| |
|
|
Demirel'den 'naklen yayın'
Ordunun sistemdeki yeri ve rejimin istikrarı üzerinde durmak istiyorum. Osmanlı İmparatorluğu'ndan Cumhuriyet'e ve hatta günümüze kadar ordunun toplumsal hayatımızda özel ve önemli bir yeri vardır. Bunun da ikincisi yoktur. Ordu 1960'tan sonra rejime fiili müdahale ve çoğulcu partiler demokrasisinin kesintileri çizgisine varan hükümet etme aşamalarına birkaç kez geldi. Ancak 1980'den sonra dünyada konjonktür değişmiş ve Türkiye'de artık askerin fiilen idareye el koyma dönemi kapanmıştır.
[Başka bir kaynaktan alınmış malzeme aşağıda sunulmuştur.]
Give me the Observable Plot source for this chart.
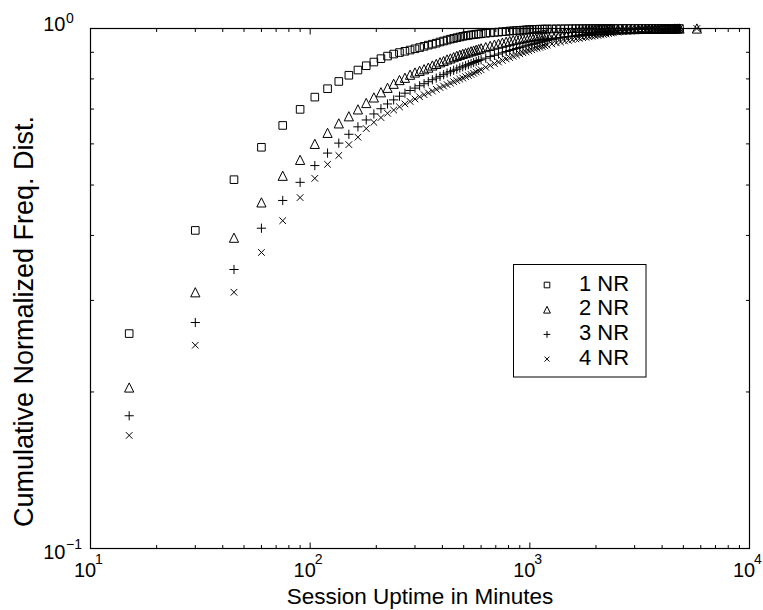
<!DOCTYPE html>
<html><head><meta charset="utf-8">
<script src="https://cdn.jsdelivr.net/npm/d3@7"></script>
<script src="https://cdn.jsdelivr.net/npm/@observablehq/plot@0.6"></script>
<style>html,body{margin:0;padding:0;background:#fff;} #chart{width:763px;height:610px;}</style>
</head><body><div id="chart"></div><script>
// ---- data ----
const uptime = [15,30,45,60,75,90,105,120,135,150,165,180,195,210,225,240,255,270,285,300,
315,330,345,360,375,390,405,420,435,450,465,480,495,510,525,540,555,570,585,600,
630,660,690,720,750,780,810,840,870,900,930,960,990,1020,1050,1080,1110,1140,1170,1200,
1260,1320,1380,1440,1500,1560,1620,1680,1740,1800,1860,1920,1980,2040,2100,2160,2220,2280,2340,2400,
2520,2640,2760,2880,3000,3120,3240,3360,3480,3600,3720,3840,3960,4080,4200,4320,4440,4560,4680,4800,
5760];
const nr1 = [.259,.409,.512,.591,.651,.699,.738,.766,.791,.813,.832,.848,.862,.875,.885,.893,.899,.904,.909,.914,
.919,.924,.929,.933,.937,.942,.946,.950,.954,.957,.960,.963,.966,.968,.970,.972,.973,.975,.976,.977,
.979,.981,.983,.984,.986,.987,.989,.990,.991,.992,.993,.994,.995,.9955,.996,.9965,.997,.9972,.9975,.9978,
.998,.9983,.9985,.9987,.9988,.999,.9991,.9992,.9993,.9994,.9995,.9995,.9996,.9996,.9997,.9997,.9997,.9998,.9998,.9998,
.9998,.9998,.9999,.9999,.9999,.9999,.9999,.9999,1,1,1,1,1,1,1,1,1,1,1,1,
null];
const nr2 = [.204,.311,.396,.463,.521,.559,.600,.630,.657,.678,.699,.719,.737,.754,.769,.783,.796,.804,.815,.823,
.829,.835,.841,.849,.855,.861,.866,.872,.876,.881,.886,.890,.894,.897,.900,.904,.907,.910,.913,.916,
.921,.926,.931,.935,.939,.943,.946,.950,.953,.956,.958,.961,.963,.965,.967,.969,.970,.972,.973,.975,
.977,.979,.981,.983,.985,.986,.987,.988,.989,.990,.991,.9915,.992,.993,.9935,.994,.9945,.995,.9955,.996,
.9965,.997,.9972,.9975,.9977,.998,.9982,.9984,.9986,.9988,.999,.9991,.9992,.9993,.9994,.9995,.9996,.9997,.9998,.9999,
1];
const nr3 = [.180,.272,.344,.413,.467,.506,.545,.576,.602,.626,.647,.667,.685,.701,.716,.729,.741,.751,.760,.768,
.776,.783,.790,.797,.803,.809,.815,.821,.826,.831,.835,.840,.844,.848,.852,.856,.860,.864,.868,.871,
.877,.883,.888,.893,.898,.903,.907,.911,.915,.919,.922,.926,.929,.932,.935,.938,.941,.943,.946,.948,
.952,.955,.959,.962,.965,.967,.970,.972,.974,.976,.978,.980,.981,.983,.984,.985,.986,.987,.988,.989,
.991,.992,.993,.994,.995,.9955,.996,.9965,.997,.9975,.998,.9983,.9986,.9989,.9992,.9994,.9996,.9998,.9999,1,
null];
const nr4 = [.165,.246,.311,.371,.427,.473,.515,.548,.570,.598,.618,.642,.660,.674,.687,.697,.707,.716,.724,.732,
.739,.746,.752,.758,.764,.770,.775,.780,.785,.790,.794,.799,.803,.808,.812,.816,.820,.825,.829,.833,
.842,.849,.856,.862,.868,.874,.879,.884,.889,.894,.898,.902,.906,.910,.914,.917,.920,.923,.926,.929,
.934,.938,.942,.946,.949,.952,.955,.957,.960,.962,.964,.966,.968,.970,.972,.974,.976,.978,.980,.981,
.984,.986,.988,.989,.991,.992,.993,.994,.995,.996,.9965,.997,.9975,.998,.9985,.999,.9993,.9996,.9998,1,
1];
const seriesNames = ["1 NR","2 NR","3 NR","4 NR"];
const xMajorTicks = [10,100,1000,10000];
const xTickExponents = ["1","2","3","4"];
const xMinorTicks = [20,30,40,50,60,70,80,90,200,300,400,500,600,700,800,900,2000,3000,4000,5000,6000,7000,8000,9000];
const yMajorTicks = [0.1,1];
const yTickExponents = ["\u22121","0"];
const yMinorTicks = [0.2,0.3,0.4,0.5,0.6,0.7,0.8,0.9];
const xLabel = "Session Uptime in Minutes";
const yLabel = "Cumulative Normalized Freq. Dist.";

// ---- table ----
const seriesValues = [nr1,nr2,nr3,nr4];
const rows = [];
seriesNames.forEach((name,k) => uptime.forEach((u,i) => {
  const v = seriesValues[k][i];
  if (v != null) rows.push({series:name, uptime:u, value:v});
}));

// ---- symbols ----
const R = s => Math.sqrt(s/Math.PI);
const symSquare = {draw(c,s){const r=R(s);c.moveTo(-r,-r);c.lineTo(r,-r);c.lineTo(r,r);c.lineTo(-r,r);c.closePath();}};
const symTri = {draw(c,s){const r=R(s);c.moveTo(0,-r);c.lineTo(r,r);c.lineTo(-r,r);c.closePath();}};
const symPlus = {draw(c,s){const r=R(s);c.moveTo(-r,0);c.lineTo(r,0);c.moveTo(0,-r);c.lineTo(0,r);}};
const symTimes = {draw(c,s){const r=R(s);c.moveTo(-r,-r);c.lineTo(r,r);c.moveTo(-r,r);c.lineTo(r,-r);}};
const tickUp = {draw(c,s){c.moveTo(0,0);c.lineTo(0,-R(s));}};
const tickDown = {draw(c,s){c.moveTo(0,0);c.lineTo(0,R(s));}};
const tickRight = {draw(c,s){c.moveTo(0,0);c.lineTo(R(s),0);}};
const tickLeft = {draw(c,s){c.moveTo(0,0);c.lineTo(-R(s),0);}};
const markerSym = [symSquare, symTri, symPlus, symTimes];
const markerR = [3.8, 4.6, 4.6, 3.3];
const legendR = [2.8, 3.4, 3.4, 2.5];

const tickStyle = {stroke:"black", fill:"none", strokeWidth:1};
const font = "'Liberation Sans', Arial, Helvetica, sans-serif";

const chart = Plot.plot({
  width: 763, height: 610,
  marginTop: 28, marginRight: 14, marginBottom: 62, marginLeft: 90,
  x: {type:"log", domain:[10,10000], axis:null},
  y: {type:"log", domain:[0.1,1], axis:null},
  style: {fontFamily: font, background:"white", color:"black", overflow:"visible"},
  marks: [
    // ticks (inward, both sides)
    Plot.dot(xMajorTicks, {x:d=>d, frameAnchor:"bottom", symbol:tickUp, r:6, ...tickStyle}),
    Plot.dot(xMajorTicks, {x:d=>d, frameAnchor:"top", symbol:tickDown, r:6, ...tickStyle}),
    Plot.dot(xMinorTicks, {x:d=>d, frameAnchor:"bottom", symbol:tickUp, r:3.5, ...tickStyle}),
    Plot.dot(xMinorTicks, {x:d=>d, frameAnchor:"top", symbol:tickDown, r:3.5, ...tickStyle}),
    Plot.dot(yMinorTicks, {y:d=>d, frameAnchor:"left", symbol:tickRight, r:3.5, ...tickStyle}),
    Plot.dot(yMinorTicks, {y:d=>d, frameAnchor:"right", symbol:tickLeft, r:3.5, ...tickStyle}),
    // data
    seriesNames.map((name,k) => Plot.dot(rows.filter(d => d.series === name), {
      x:"uptime", y:"value", symbol: markerSym[k], r: markerR[k],
      stroke:"black", fill:"none", strokeWidth:1
    })),
    Plot.frame({stroke:"black", strokeWidth:1.2}),
    // x tick labels
    Plot.text(xMajorTicks, {x:d=>d, frameAnchor:"bottom", text:()=>"10", textAnchor:"middle", lineAnchor:"bottom", dx:-5.5, dy:28, fontSize:20, fill:"black"}),
    Plot.text(xMajorTicks, {x:d=>d, frameAnchor:"bottom", text:(d,i)=>xTickExponents[i], textAnchor:"start", lineAnchor:"bottom", dx:4.5, dy:15.5, fontSize:14, fill:"black"}),
    // y tick labels
    yMajorTicks.map((t,i) => [
      Plot.text([t], {y:d=>d, frameAnchor:"left", text:()=>"10", textAnchor:"end", lineAnchor:"bottom", dx:-25, dy: i===0 ? 10 : 2, fontSize:20, fill:"black"}),
      Plot.text([t], {y:d=>d, frameAnchor:"left", text:()=>yTickExponents[i], textAnchor:"start", lineAnchor:"bottom", dx:-24.5, dy: i===0 ? 0 : -5.5, fontSize:14, fill:"black"})
    ]),
    // axis titles
    Plot.text([xLabel], {frameAnchor:"bottom", text:d=>d, textAnchor:"middle", lineAnchor:"bottom", dy:55, fontSize:22.5, fill:"black"}),
    Plot.text([yLabel], {frameAnchor:"left", text:d=>d, rotate:-90, textAnchor:"middle", lineAnchor:"bottom", dx:-58, dy:33, fontSize:27, fill:"black"})
  ]
});
document.getElementById("chart").appendChild(chart);

// ---- legend box ----
const svg = d3.select(chart);
const lg = svg.append("g").attr("font-family", font).attr("text-anchor","start");
lg.append("rect").attr("x",513.5).attr("y",264.5).attr("width",132.5).attr("height",112.5)
  .attr("fill","white").attr("stroke","black").attr("stroke-width",1);
seriesNames.forEach((name,k) => {
  const cy = 285 + k*24.7;
  lg.append("path")
    .attr("transform", `translate(547,${cy})`)
    .attr("d", d3.symbol().type(markerSym[k]).size(Math.PI*legendR[k]*legendR[k])())
    .attr("fill","none").attr("stroke","black").attr("stroke-width",1);
  lg.append("text").attr("x",579).attr("y",cy+5.5).attr("font-size",22)
    .attr("text-anchor","start").attr("fill","black").text(name);
});
</script></body></html>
AB'ye giriş oyununun temel kurallarından biri, ordunun diğer demokratik ülkelerdeki örneğinde olduğu gibi yerini almasıdır. Bence Türkiye karar aşamasındadır. Ya ordu demokrasilerdeki geleneksel yerini alacak, toplumdaki seçkin konumunu koruyacaktır. Veya Türkiye başka bir vizyon ve gerçek adı konmuş bir rejimle yoluna devam edecektir.
Demokrasilerde rejim sadece halkın vesayeti ve koruması altındadır. Halkın sahip çıkmadığı ve sahipliği başka organlara devrettiği ülkelerde rejim işlemez. Aslında, yönetilmezlik şikayetlerinin kaynağı budur.
Bir ülkede devletten, siyasi iktidardan, bürokrasiden şikayet çok ileri boyuta ulaşmışsa bunun sebebi demokratik sisteme rağmen siyaset ve siyasetçinin, halk ile devlet arasında köprü görevini yapamamasındandır. Bütün sorun işleyen ve yönetebilen demokrasinin kurulmasıdır. Bu nasıl sağlanacak? Bunun tek yolu halkın, demokratik sürecin her aşamasına katılması ve aktif olarak demokratik sorumluluğu paylaşmasıdır.
Halkın demokratik değerleri, demokrasinin kurum ve kuruluşlarını savunur bir bilinç aşamasına gelmesi şarttır. Unutulmamalı ki, gerçek demokrasinin kurulması, geliştirilmesi ve yaşatılması halkın üstün irade olmasına bağlıdır.
Halkın korumadığı demokrasi, sallantıda bir demokrasidir. Halkın demokrasiyi destek ve koruma altına alması, rejimin halkın beklentilerine yanıt vermesine bağlıdır.
Sağlıklı bir demokraside sivil toplum örgütlerinin yetki ve moral sorumlulukları içinde kalarak rol almaları, aranan bir toplumsal olaydır. Ama bunların amaçları içinde kalmaları şarttır. Sivil toplum örgütleri siyasallaştığı takdirde toplumda rahatsızlık var demektir.
Demokratik bir yönetimde etkin, yaygın ve kitleleri kapsayan eşitlikçi bir davranış halktan esirgenemez. Bu, halkın mutlak hakkıdır. Demokrasi halkı eğiten en adil araçtır. Bunun yanında demokrasinin gerçek anlamda gelişimini iyi eğitilmiş bir toplum sağlar.
Bütün bunları, müdahalelere gerekçe sayılabilecek bir ortamı, hiçbir zaman meydana getirmemenin neye bağlı olduğunu izah için söylüyorum.